The new omicron variant of COVID-19 could slow the global economic recovery, International Monetary Fund (IMF) Managing Director Kristalina Georgieva said on Friday at a Reuters event in Washington.
In its most recent World Economic Outlook, the IMF projected global growth of 5.9% this year and 4.9% next year. The United States and other major economies suffered major downward revisions after the appearance of the delta strain of COVID-19.
The emergence of omicron lead to a major crash in the global stock and oil markets in late November, reflecting investors' concerns over the effect new coronavirus restrictions could have on economic growth.

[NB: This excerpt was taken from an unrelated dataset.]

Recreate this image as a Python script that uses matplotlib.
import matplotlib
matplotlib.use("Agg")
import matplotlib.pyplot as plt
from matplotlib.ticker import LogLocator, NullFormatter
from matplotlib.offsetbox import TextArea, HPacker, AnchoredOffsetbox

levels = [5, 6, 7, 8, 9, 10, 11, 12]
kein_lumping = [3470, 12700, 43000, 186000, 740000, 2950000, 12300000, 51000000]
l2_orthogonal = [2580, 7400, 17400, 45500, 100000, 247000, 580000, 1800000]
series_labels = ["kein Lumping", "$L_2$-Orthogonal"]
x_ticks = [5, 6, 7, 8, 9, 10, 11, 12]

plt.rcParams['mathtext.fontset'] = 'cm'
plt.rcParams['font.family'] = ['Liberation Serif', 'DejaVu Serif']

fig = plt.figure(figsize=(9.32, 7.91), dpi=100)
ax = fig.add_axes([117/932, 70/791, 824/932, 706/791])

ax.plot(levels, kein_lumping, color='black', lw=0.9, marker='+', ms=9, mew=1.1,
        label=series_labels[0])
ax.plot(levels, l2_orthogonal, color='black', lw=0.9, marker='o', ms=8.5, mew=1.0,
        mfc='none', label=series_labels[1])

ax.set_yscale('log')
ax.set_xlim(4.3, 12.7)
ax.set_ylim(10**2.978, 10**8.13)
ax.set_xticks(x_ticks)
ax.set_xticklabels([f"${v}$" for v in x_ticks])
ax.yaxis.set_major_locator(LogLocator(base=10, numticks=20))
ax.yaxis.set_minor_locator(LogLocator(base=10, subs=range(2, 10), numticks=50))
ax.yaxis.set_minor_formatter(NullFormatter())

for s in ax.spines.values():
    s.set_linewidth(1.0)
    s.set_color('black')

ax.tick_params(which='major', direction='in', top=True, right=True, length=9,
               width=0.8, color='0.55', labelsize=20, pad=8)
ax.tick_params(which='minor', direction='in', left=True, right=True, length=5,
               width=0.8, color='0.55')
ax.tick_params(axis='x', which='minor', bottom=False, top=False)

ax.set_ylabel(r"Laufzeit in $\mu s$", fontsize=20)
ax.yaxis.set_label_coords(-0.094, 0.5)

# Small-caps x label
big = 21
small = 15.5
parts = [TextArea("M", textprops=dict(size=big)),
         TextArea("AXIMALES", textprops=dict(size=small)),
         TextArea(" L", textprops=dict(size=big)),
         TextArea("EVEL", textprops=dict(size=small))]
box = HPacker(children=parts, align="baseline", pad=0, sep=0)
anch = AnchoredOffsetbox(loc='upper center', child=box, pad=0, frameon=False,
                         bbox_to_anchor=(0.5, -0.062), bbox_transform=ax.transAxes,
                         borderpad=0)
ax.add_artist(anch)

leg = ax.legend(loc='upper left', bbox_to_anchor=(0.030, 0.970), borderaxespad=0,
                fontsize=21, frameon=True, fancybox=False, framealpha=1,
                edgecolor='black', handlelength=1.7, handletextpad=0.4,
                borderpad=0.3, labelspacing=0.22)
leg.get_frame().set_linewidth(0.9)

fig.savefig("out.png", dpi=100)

These concerns are additionally fueled by uncertainty regarding the new variant's virulence and the possibility it could resist currently existing vaccines.
What are the causes of the change?
"Even before the arrival of this new variant, we were concerned that the recovery … is losing somewhat momentum," Georgieva said.

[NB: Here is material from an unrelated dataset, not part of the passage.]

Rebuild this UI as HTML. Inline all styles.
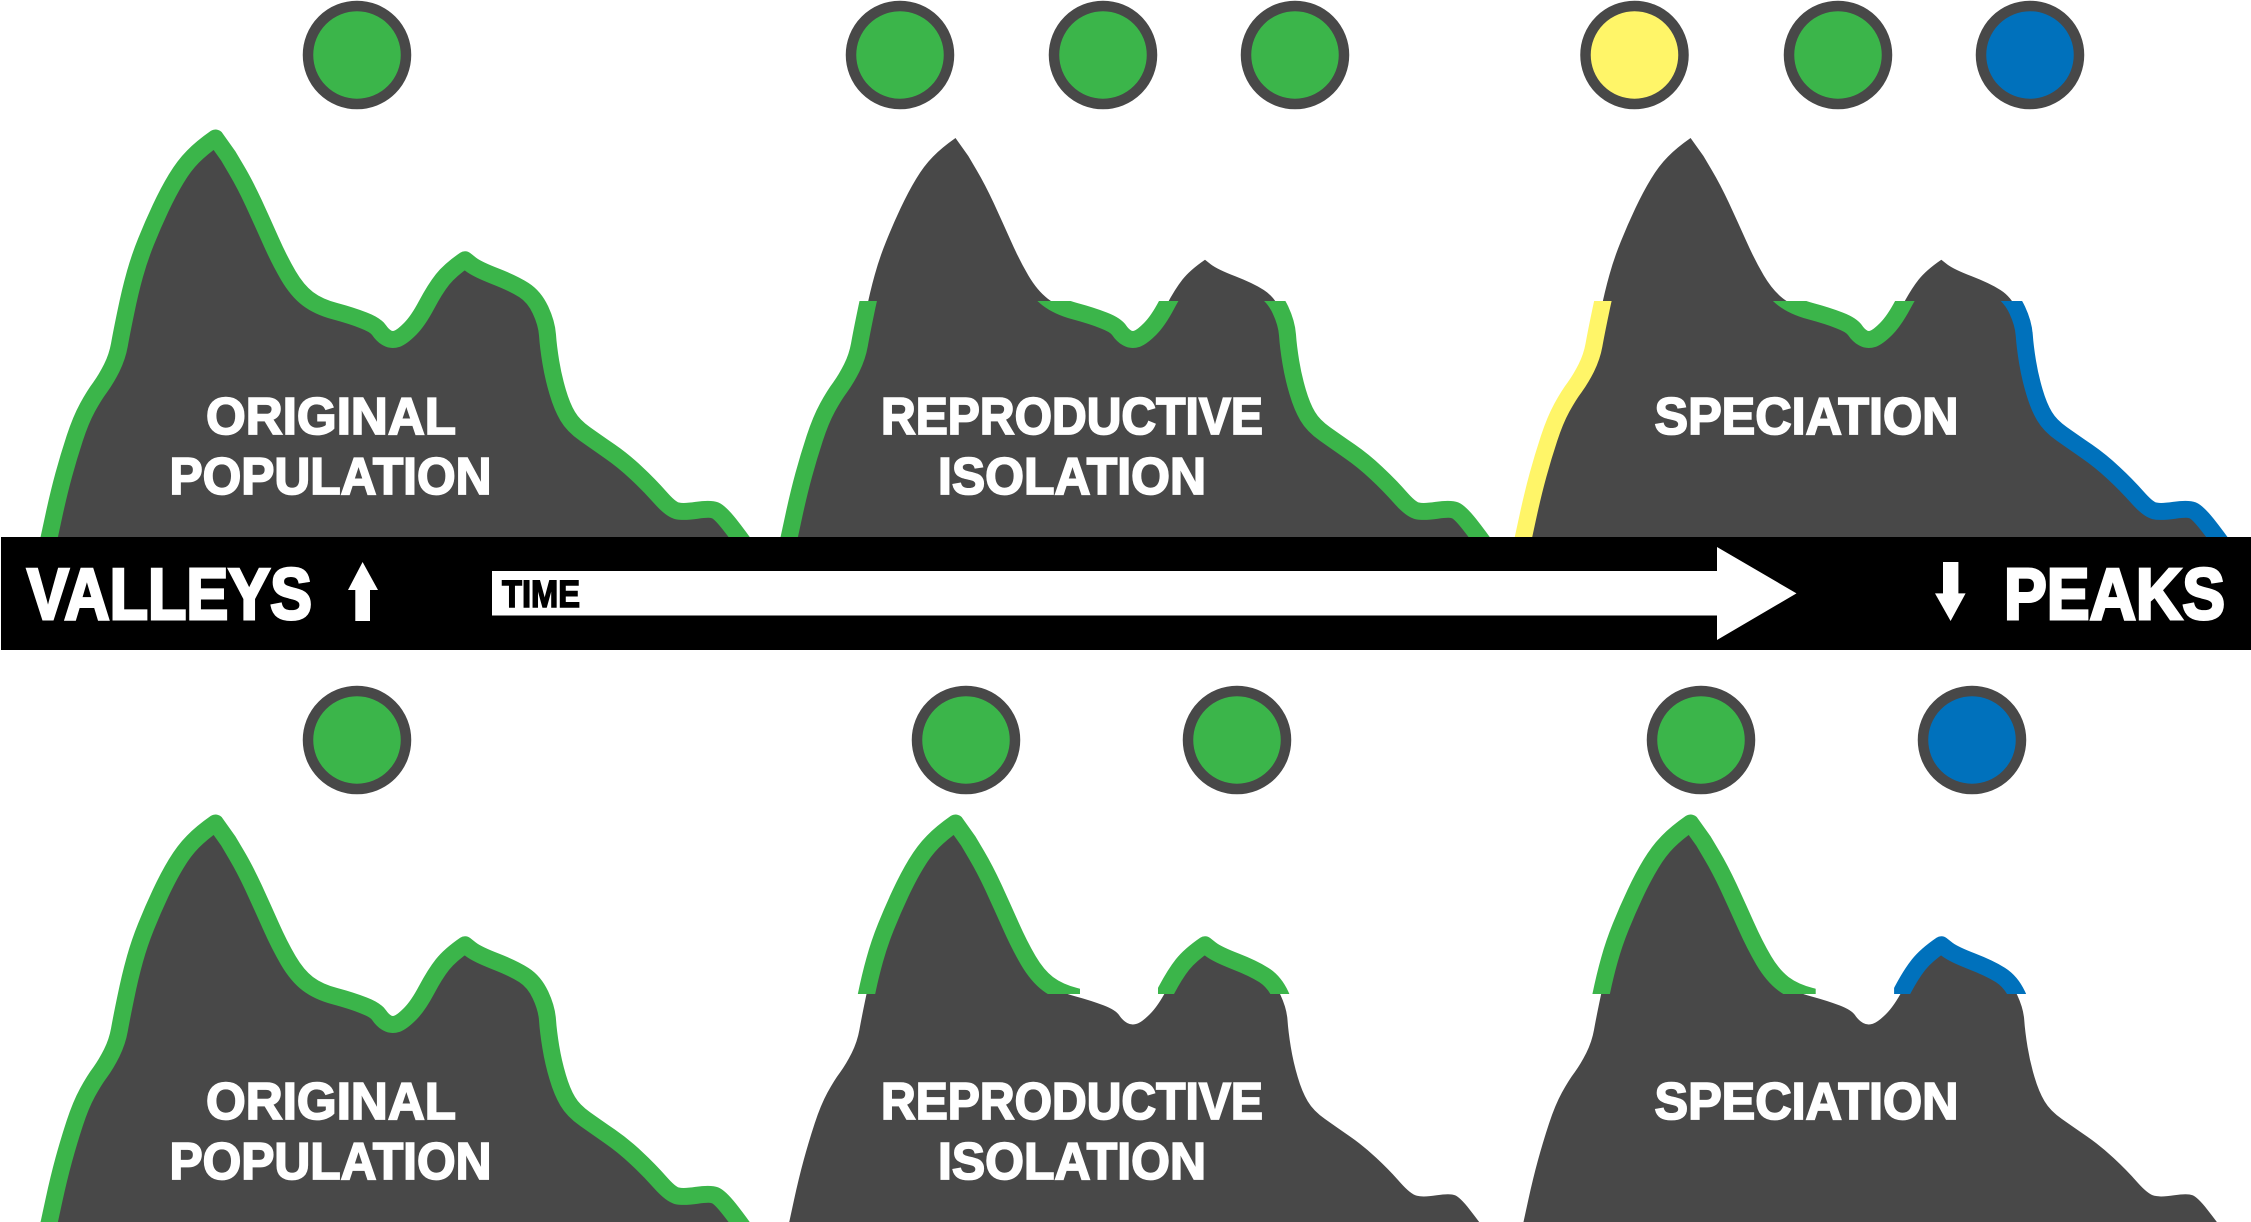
<!DOCTYPE html>
<html><head><meta charset="utf-8"><title>Speciation: valleys and peaks</title>
<style>
html,body{margin:0;padding:0;background:#fff;width:2251px;height:1222px;overflow:hidden}
svg{display:block}
text{font-family:"Liberation Sans",sans-serif;font-weight:700}
.w{fill:#fff;stroke:#fff;stroke-width:1.8px}
.s{fill:none;stroke-width:17;stroke-linejoin:round;stroke-linecap:butt}
</style></head><body>
<svg width="2251" height="1222" viewBox="0 0 2251 1222" xmlns="http://www.w3.org/2000/svg">
<defs>
<path id="ridge" d="M44 560L49.3 536.7L54 515Q58.7 493.3 63.7 475Q68.7 456.7 74.7 438.4Q80.7 420 87.5 407.5Q94.3 395 100.2 387.2Q106 379.3 111.7 368Q117.3 356.7 119.4 344.9Q121.5 333 125.8 312.4Q130 291.7 134.7 275Q139.3 258.3 146 241.7Q152.7 225 160.5 208.4Q168.3 191.7 176.2 178.7Q184 165.7 192.9 156.7Q201.7 147.7 215.5 138L228.3 156L236.6 170.1Q245 184.3 253.7 203Q262.3 221.7 270.8 240.8Q279.3 260 288.3 275.4Q297.3 290.7 307.8 298.7Q318.3 306.7 335 311.2Q351.7 315.7 363.7 320.4Q375.7 325 379.2 330.3Q382.7 335.5 387.2 338Q391.7 340.5 396.9 338.8Q402 337 410 329Q418 321 426.5 305Q435 289 442.5 279.5Q450 270 465 259.7L471 264.5Q477.3 269.3 495.3 276.3Q513.3 283.3 523.8 290Q534.3 296.7 540.5 310Q546.7 323.3 547.5 335Q548.3 346.7 550.8 362Q553.3 377.3 557.7 392Q562 406.7 567.7 416.2Q573.3 425.7 585 434Q596.7 442.3 610 451.5Q623.3 460.7 636.3 472.9Q649.3 485 660 497.2Q670.7 509.3 677 510.8Q683.3 512.3 696.7 510.3Q710 508.3 715 510.3Q720 512.3 729.4 524.2Q738.7 536 750 552"/>
<path id="mass" fill="#484848" d="M44 560L49.3 536.7L54 515Q58.7 493.3 63.7 475Q68.7 456.7 74.7 438.4Q80.7 420 87.5 407.5Q94.3 395 100.2 387.2Q106 379.3 111.7 368Q117.3 356.7 119.4 344.9Q121.5 333 125.8 312.4Q130 291.7 134.7 275Q139.3 258.3 146 241.7Q152.7 225 160.5 208.4Q168.3 191.7 176.2 178.7Q184 165.7 192.9 156.7Q201.7 147.7 215.5 138L228.3 156L236.6 170.1Q245 184.3 253.7 203Q262.3 221.7 270.8 240.8Q279.3 260 288.3 275.4Q297.3 290.7 307.8 298.7Q318.3 306.7 335 311.2Q351.7 315.7 363.7 320.4Q375.7 325 379.2 330.3Q382.7 335.5 387.2 338Q391.7 340.5 396.9 338.8Q402 337 410 329Q418 321 426.5 305Q435 289 442.5 279.5Q450 270 465 259.7L471 264.5Q477.3 269.3 495.3 276.3Q513.3 283.3 523.8 290Q534.3 296.7 540.5 310Q546.7 323.3 547.5 335Q548.3 346.7 550.8 362Q553.3 377.3 557.7 392Q562 406.7 567.7 416.2Q573.3 425.7 585 434Q596.7 442.3 610 451.5Q623.3 460.7 636.3 472.9Q649.3 485 660 497.2Q670.7 509.3 677 510.8Q683.3 512.3 696.7 510.3Q710 508.3 715 510.3Q720 512.3 729.4 524.2Q738.7 536 750 552Z"/>
<clipPath id="lower"><rect x="0" y="301" width="800" height="300"/></clipPath>
<clipPath id="upper"><rect x="0" y="0" width="340" height="309"/><rect x="418" y="0" width="382" height="309"/></clipPath>
<clipPath id="lowL"><rect x="0" y="301" width="230" height="300"/></clipPath>
<clipPath id="lowM"><rect x="230" y="301" width="235" height="300"/></clipPath>
<clipPath id="lowR"><rect x="465" y="301" width="335" height="300"/></clipPath>
<clipPath id="upL"><rect x="0" y="0" width="340" height="309"/></clipPath>
<clipPath id="upR"><rect x="418" y="0" width="382" height="309"/></clipPath>
</defs>

<!-- TOP ROW -->
<use href="#mass"/>
<use href="#mass" x="740"/>
<use href="#ridge" class="s" stroke="#3BB54A"/>
<g transform="translate(740 0)"><g clip-path="url(#lower)"><use href="#ridge" class="s" stroke="#3BB54A"/></g></g>
<g transform="translate(1474 0) scale(1.005 1)">
<use href="#mass"/>
<g clip-path="url(#lowL)"><use href="#ridge" class="s" stroke="#FFF568"/></g>
<g clip-path="url(#lowM)"><use href="#ridge" class="s" stroke="#3BB54A"/></g>
<g clip-path="url(#lowR)"><use href="#ridge" class="s" stroke="#0071BC"/></g>
</g>

<g stroke="#484848" stroke-width="10.5" fill="#3BB54A">
<circle cx="357" cy="55" r="49"/>
<circle cx="900" cy="55" r="49"/>
<circle cx="1103" cy="55" r="49"/>
<circle cx="1295" cy="55" r="49"/>
<circle cx="1634.5" cy="55" r="49" fill="#FFF568"/>
<circle cx="1838" cy="55" r="49"/>
<circle cx="2030" cy="55" r="49" fill="#0071BC"/>
</g>

<g font-size="52">
<text class="w" x="206" y="434" textLength="250" lengthAdjust="spacingAndGlyphs">ORIGINAL</text>
<text class="w" x="169.5" y="494" textLength="322" lengthAdjust="spacingAndGlyphs">POPULATION</text>
<text class="w" x="881" y="434" textLength="382" lengthAdjust="spacingAndGlyphs">REPRODUCTIVE</text>
<text class="w" x="938" y="494" textLength="268" lengthAdjust="spacingAndGlyphs">ISOLATION</text>
<text class="w" x="1654.5" y="434" textLength="304" lengthAdjust="spacingAndGlyphs">SPECIATION</text>
</g>

<!-- BOTTOM ROW -->
<g transform="translate(0 685)">
<use href="#mass"/>
<use href="#ridge" class="s" stroke="#3BB54A"/>
<g transform="translate(740 0)">
<use href="#mass"/>
<g clip-path="url(#upper)"><use href="#ridge" class="s" stroke="#3BB54A"/></g>
</g>
<g transform="translate(1474 0) scale(1.005 1)">
<use href="#mass"/>
<g clip-path="url(#upL)"><use href="#ridge" class="s" stroke="#3BB54A"/></g>
<g clip-path="url(#upR)"><use href="#ridge" class="s" stroke="#0071BC"/></g>
</g>
<g stroke="#484848" stroke-width="10.5" fill="#3BB54A">
<circle cx="357" cy="55" r="49"/>
<circle cx="966" cy="55" r="49"/>
<circle cx="1237" cy="55" r="49"/>
<circle cx="1701" cy="55" r="49"/>
<circle cx="1972" cy="55" r="49" fill="#0071BC"/>
</g>
<g font-size="52">
<text class="w" x="206" y="434" textLength="250" lengthAdjust="spacingAndGlyphs">ORIGINAL</text>
<text class="w" x="169.5" y="494" textLength="322" lengthAdjust="spacingAndGlyphs">POPULATION</text>
<text class="w" x="881" y="434" textLength="382" lengthAdjust="spacingAndGlyphs">REPRODUCTIVE</text>
<text class="w" x="938" y="494" textLength="268" lengthAdjust="spacingAndGlyphs">ISOLATION</text>
<text class="w" x="1654.5" y="434" textLength="304" lengthAdjust="spacingAndGlyphs">SPECIATION</text>
</g>
</g>

<!-- BAR -->
<rect x="1" y="537" width="2250" height="113" fill="#000"/>
<text x="27" y="619" font-size="72" fill="#fff" stroke="#fff" stroke-width="3" textLength="285" lengthAdjust="spacingAndGlyphs">VALLEYS</text>
<text x="2004" y="619" font-size="72" fill="#fff" stroke="#fff" stroke-width="3" textLength="221" lengthAdjust="spacingAndGlyphs">PEAKS</text>
<polygon fill="#fff" points="492,571 1717,571 1717,547 1796.5,593.4 1717,640 1717,615.5 492,615.5"/>
<text x="502" y="607" font-size="38" fill="#000" stroke="#000" stroke-width="1.5" textLength="78" lengthAdjust="spacingAndGlyphs">TIME</text>
<polygon fill="#fff" points="362.6,562 378,590 370,590 370,621 355.3,621 355.3,590 348,590"/>
<polygon fill="#fff" points="1943,562 1958.4,562 1958.4,593.4 1965.6,593.4 1950.6,621 1935,593.4 1943,593.4"/>
</svg>
</body></html>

The IMF's recent forecasts raised concerns that global supply chain issues and uneven distribution of vaccines were slowing the recovery and that many countries were being left behind. A surge in demand in advanced economies along with shortages of key components has fueled a wave of price increases.

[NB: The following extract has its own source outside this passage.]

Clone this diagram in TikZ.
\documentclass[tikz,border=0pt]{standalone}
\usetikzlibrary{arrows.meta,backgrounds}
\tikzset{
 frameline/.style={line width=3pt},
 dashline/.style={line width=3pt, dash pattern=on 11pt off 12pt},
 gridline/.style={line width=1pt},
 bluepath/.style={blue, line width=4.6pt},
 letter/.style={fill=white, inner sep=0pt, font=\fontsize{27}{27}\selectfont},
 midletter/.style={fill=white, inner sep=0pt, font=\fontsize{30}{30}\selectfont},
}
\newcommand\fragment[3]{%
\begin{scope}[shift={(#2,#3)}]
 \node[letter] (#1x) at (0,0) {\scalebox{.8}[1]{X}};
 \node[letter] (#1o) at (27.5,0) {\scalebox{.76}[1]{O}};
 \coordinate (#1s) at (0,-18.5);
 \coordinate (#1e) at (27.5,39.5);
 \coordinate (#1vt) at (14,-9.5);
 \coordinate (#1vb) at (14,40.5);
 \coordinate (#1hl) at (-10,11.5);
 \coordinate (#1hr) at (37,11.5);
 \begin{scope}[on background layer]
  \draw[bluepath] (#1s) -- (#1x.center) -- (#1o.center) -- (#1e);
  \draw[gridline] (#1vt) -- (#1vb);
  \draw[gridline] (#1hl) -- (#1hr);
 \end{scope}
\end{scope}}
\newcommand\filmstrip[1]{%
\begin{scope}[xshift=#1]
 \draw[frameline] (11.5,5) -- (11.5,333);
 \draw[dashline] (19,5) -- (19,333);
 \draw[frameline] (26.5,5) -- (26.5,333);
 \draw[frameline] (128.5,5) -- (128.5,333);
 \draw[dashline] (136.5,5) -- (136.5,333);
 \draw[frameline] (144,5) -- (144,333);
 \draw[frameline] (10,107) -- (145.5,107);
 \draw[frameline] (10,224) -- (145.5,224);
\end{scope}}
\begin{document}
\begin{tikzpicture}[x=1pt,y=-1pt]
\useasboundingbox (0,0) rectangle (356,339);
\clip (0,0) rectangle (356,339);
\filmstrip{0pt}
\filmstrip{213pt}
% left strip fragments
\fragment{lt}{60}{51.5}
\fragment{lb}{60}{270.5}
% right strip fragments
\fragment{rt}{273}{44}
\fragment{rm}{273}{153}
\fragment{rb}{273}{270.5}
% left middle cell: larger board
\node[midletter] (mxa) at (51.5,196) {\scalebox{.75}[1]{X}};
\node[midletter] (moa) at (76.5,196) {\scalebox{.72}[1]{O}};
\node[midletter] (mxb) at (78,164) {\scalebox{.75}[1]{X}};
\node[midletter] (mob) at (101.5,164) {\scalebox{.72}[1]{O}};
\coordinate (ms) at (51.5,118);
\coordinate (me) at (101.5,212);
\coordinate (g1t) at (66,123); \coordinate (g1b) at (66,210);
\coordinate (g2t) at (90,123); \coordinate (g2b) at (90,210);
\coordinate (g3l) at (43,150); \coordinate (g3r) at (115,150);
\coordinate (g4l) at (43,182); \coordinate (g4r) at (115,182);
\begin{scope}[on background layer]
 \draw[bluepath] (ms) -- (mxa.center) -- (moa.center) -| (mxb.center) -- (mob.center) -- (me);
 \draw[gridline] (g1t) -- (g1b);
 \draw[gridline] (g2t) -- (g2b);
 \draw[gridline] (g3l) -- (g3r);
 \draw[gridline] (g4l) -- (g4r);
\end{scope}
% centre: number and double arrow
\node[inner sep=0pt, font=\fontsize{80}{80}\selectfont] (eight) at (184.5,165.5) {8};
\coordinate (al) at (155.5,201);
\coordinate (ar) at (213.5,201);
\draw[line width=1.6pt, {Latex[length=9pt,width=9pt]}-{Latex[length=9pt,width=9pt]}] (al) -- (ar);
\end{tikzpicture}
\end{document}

How will countries deal with inflation?
Georgieva said that to deal with inflation the US Federal Reserve will have to raise interest rates in 2022 rather than in 2023, as the IMF had previously predicted.
Georgieva encouraged the United States to implement tariff reductions as a "useful tool" to help contain inflation. She also called for more aggressive debt restructuring so that the current debt burden in developing countries doesn't become a major obstacle to global economic recovery.
"2022 is going to be a very pressing year in terms of dealing with debt," Georgieva said. Sovereign debt has risen 18% during the COVID pandemic, according to the IMF chief.